» **Stated problem**: Your task is to print the material below exactly as presented.
** START OF Given information **
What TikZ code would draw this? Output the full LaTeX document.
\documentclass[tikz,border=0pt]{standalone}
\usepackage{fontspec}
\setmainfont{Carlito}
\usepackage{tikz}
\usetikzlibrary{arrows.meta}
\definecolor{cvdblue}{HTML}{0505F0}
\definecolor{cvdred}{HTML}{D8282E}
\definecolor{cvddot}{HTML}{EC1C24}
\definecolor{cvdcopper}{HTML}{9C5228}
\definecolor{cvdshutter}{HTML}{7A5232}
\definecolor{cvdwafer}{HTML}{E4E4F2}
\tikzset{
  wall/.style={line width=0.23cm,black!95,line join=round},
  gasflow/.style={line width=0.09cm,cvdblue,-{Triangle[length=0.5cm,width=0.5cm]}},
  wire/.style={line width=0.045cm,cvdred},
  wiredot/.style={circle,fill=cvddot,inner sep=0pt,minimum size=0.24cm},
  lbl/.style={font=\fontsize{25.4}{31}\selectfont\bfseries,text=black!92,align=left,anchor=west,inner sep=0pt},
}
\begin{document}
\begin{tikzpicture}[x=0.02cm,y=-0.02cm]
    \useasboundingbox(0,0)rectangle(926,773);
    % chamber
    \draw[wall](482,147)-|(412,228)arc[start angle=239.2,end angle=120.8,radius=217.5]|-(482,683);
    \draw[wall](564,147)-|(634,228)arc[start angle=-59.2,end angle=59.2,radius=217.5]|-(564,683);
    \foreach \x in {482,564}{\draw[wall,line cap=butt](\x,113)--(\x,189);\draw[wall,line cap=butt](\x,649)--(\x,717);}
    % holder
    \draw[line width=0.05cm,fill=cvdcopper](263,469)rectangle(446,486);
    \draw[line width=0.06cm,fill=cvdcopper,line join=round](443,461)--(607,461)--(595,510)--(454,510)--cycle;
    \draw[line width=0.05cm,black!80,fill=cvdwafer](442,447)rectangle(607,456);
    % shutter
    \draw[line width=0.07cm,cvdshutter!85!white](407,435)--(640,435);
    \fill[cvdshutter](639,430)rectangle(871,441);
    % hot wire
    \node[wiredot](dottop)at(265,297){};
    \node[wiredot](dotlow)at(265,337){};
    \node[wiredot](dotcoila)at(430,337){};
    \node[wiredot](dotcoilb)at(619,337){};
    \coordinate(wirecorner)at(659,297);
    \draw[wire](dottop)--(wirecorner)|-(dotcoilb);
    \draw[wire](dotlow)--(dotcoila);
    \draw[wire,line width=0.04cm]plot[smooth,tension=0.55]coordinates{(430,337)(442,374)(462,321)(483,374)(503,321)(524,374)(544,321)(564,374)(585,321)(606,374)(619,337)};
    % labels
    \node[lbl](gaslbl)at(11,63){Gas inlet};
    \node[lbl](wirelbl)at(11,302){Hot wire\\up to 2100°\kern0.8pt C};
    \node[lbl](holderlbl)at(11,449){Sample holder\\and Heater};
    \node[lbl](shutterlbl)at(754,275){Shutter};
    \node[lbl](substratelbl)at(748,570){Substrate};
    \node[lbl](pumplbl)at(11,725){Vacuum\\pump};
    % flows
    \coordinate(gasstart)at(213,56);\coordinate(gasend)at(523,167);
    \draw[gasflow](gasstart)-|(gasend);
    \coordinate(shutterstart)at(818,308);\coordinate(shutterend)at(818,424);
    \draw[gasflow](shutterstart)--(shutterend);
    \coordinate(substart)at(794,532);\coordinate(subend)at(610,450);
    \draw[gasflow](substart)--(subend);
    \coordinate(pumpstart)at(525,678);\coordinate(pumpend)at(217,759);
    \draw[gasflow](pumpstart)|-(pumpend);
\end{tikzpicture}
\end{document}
** END OF Given information **
» **Expected answer**:
What TikZ code would draw this? Output the full LaTeX document.
\documentclass[tikz,border=0pt]{standalone}
\usepackage{fontspec}
\setmainfont{Carlito}
\usepackage{tikz}
\usetikzlibrary{arrows.meta}
\definecolor{cvdblue}{HTML}{0505F0}
\definecolor{cvdred}{HTML}{D8282E}
\definecolor{cvddot}{HTML}{EC1C24}
\definecolor{cvdcopper}{HTML}{9C5228}
\definecolor{cvdshutter}{HTML}{7A5232}
\definecolor{cvdwafer}{HTML}{E4E4F2}
\tikzset{
  wall/.style={line width=0.23cm,black!95,line join=round},
  gasflow/.style={line width=0.09cm,cvdblue,-{Triangle[length=0.5cm,width=0.5cm]}},
  wire/.style={line width=0.045cm,cvdred},
  wiredot/.style={circle,fill=cvddot,inner sep=0pt,minimum size=0.24cm},
  lbl/.style={font=\fontsize{25.4}{31}\selectfont\bfseries,text=black!92,align=left,anchor=west,inner sep=0pt},
}
\begin{document}
\begin{tikzpicture}[x=0.02cm,y=-0.02cm]
    \useasboundingbox(0,0)rectangle(926,773);
    % chamber
    \draw[wall](482,147)-|(412,228)arc[start angle=239.2,end angle=120.8,radius=217.5]|-(482,683);
    \draw[wall](564,147)-|(634,228)arc[start angle=-59.2,end angle=59.2,radius=217.5]|-(564,683);
    \foreach \x in {482,564}{\draw[wall,line cap=butt](\x,113)--(\x,189);\draw[wall,line cap=butt](\x,649)--(\x,717);}
    % holder
    \draw[line width=0.05cm,fill=cvdcopper](263,469)rectangle(446,486);
    \draw[line width=0.06cm,fill=cvdcopper,line join=round](443,461)--(607,461)--(595,510)--(454,510)--cycle;
    \draw[line width=0.05cm,black!80,fill=cvdwafer](442,447)rectangle(607,456);
    % shutter
    \draw[line width=0.07cm,cvdshutter!85!white](407,435)--(640,435);
    \fill[cvdshutter](639,430)rectangle(871,441);
    % hot wire
    \node[wiredot](dottop)at(265,297){};
    \node[wiredot](dotlow)at(265,337){};
    \node[wiredot](dotcoila)at(430,337){};
    \node[wiredot](dotcoilb)at(619,337){};
    \coordinate(wirecorner)at(659,297);
    \draw[wire](dottop)--(wirecorner)|-(dotcoilb);
    \draw[wire](dotlow)--(dotcoila);
    \draw[wire,line width=0.04cm]plot[smooth,tension=0.55]coordinates{(430,337)(442,374)(462,321)(483,374)(503,321)(524,374)(544,321)(564,374)(585,321)(606,374)(619,337)};
    % labels
    \node[lbl](gaslbl)at(11,63){Gas inlet};
    \node[lbl](wirelbl)at(11,302){Hot wire\\up to 2100°\kern0.8pt C};
    \node[lbl](holderlbl)at(11,449){Sample holder\\and Heater};
    \node[lbl](shutterlbl)at(754,275){Shutter};
    \node[lbl](substratelbl)at(748,570){Substrate};
    \node[lbl](pumplbl)at(11,725){Vacuum\\pump};
    % flows
    \coordinate(gasstart)at(213,56);\coordinate(gasend)at(523,167);
    \draw[gasflow](gasstart)-|(gasend);
    \coordinate(shutterstart)at(818,308);\coordinate(shutterend)at(818,424);
    \draw[gasflow](shutterstart)--(shutterend);
    \coordinate(substart)at(794,532);\coordinate(subend)at(610,450);
    \draw[gasflow](substart)--(subend);
    \coordinate(pumpstart)at(525,678);\coordinate(pumpend)at(217,759);
    \draw[gasflow](pumpstart)|-(pumpend);
\end{tikzpicture}
\end{document}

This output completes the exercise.